The default CloudQuery scheduler, known as dfs
, will sync up to concurrency / 100
table-clients at a time (we are ignoring child relations for the purposes of this discussion). Let's take an example GCP cloud estate with 5000 projects, syncing 100 tables. This makes for approximately 500,000 table-client pairs, and a concurrency of 10,000 will allow 100 table-client pairs to be synced at a time. The dfs
scheduler will start with the first table and its first 100 projects, and then move on to finish all projects for that table before moving on to the next table. This means, in practice, only one table is really being synced at a time!
Usually this works out fine, as long as the cloud platform's rate limits are aligned with the clients. But if rate limits are applied per-table, rather than per-project, dfs
can be suboptimal. A better strategy in this case would be to choose the first client for every table before moving on to the next client. This is what the round-robin
scheduler does.
Only some integrations support this setting. The following example configuration enables round-robin
scheduling for the GCP source integration:
kind: source
spec:
name: "gcp"
path: "cloudquery/gcp"
registry: "cloudquery"
version: "v18.0.1"
tables: ["gcp_storage_*", "gcp_compute_*"]
destinations: ["postgresql"]
spec:
scheduler: "round-robin"
project_ids: ...
Finally, the shuffle
strategy aims to provide a balance between dfs
and round-robin
by randomizing the order in which table-client pairs are chosen.
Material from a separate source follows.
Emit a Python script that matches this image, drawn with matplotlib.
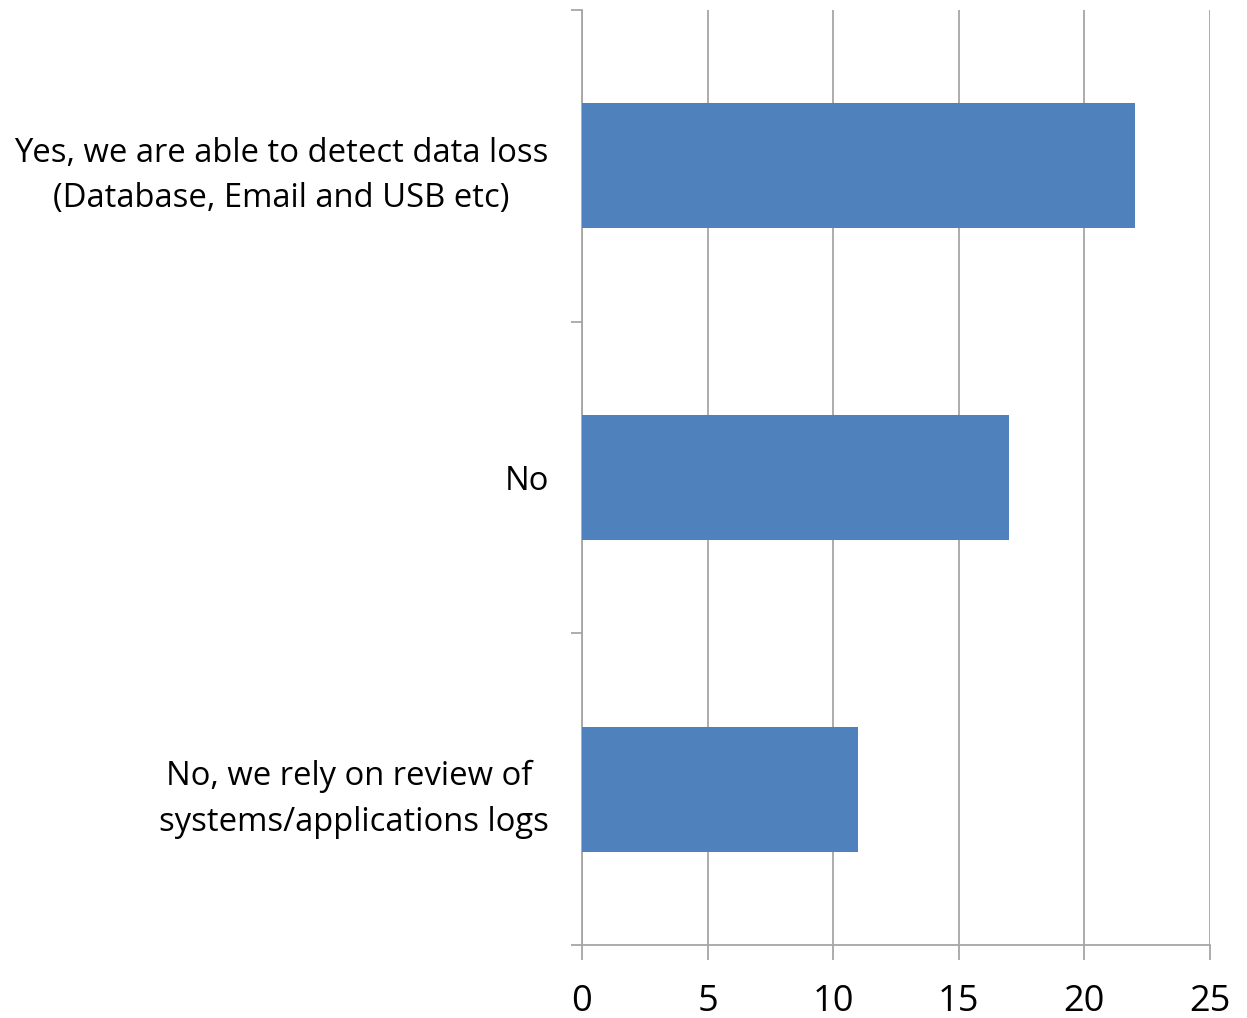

The following example enables shuffle
for the GCP integration, which can help reduce the likelihood of hitting rate limits by randomly mixing the underlying services to which API calls that are made concurrently, rather than hitting a single API with all calls at once:
kind: source
spec:
name: "gcp"
path: "cloudquery/gcp"
registry: "cloudquery"
version: "v18.0.1"
tables: ["gcp_storage_*", "gcp_compute_*"]
destinations: ["postgresql"]
spec:
project_ids: ...
scheduler: "shuffle"
# ...
The shuffle
scheduler is the default for the AWS source integration.
Avoid skip_dependent_tables: false
Starting with version v6.0.0 (opens in a new tab) of the CloudQuery CLI skip_dependent_tables
is set to true
by default, to avoid new tables implicitly being synced when added to integrations. This can be overridden by setting skip_dependent_tables: false
in the source configuration.
When setting skip_dependent_tables: false
, all tables that depend on other tables will be synced by default.
When syncing dependent tables multiple API calls need to be made for every row in the parent table. This can lead to thousands of API calls, increasing the time it takes to sync.
Let's say we have three tables: A
, B
and C
. A
is the top-level table. B
depends on it, and C
depends on B
:
A
↳ B
↳ C
By default only A
will be synced. If you set skip_dependent_tables: false
, B
and C
will also be synced. This can be a problem if A
has a large number of rows, as it will result in a large number of API calls to sync B
and C
.
To avoid setting skip_dependent_tables: false
and still get dependent tables synced, you can explicitly list the dependent tables in the source configuration, or use wildcard matching.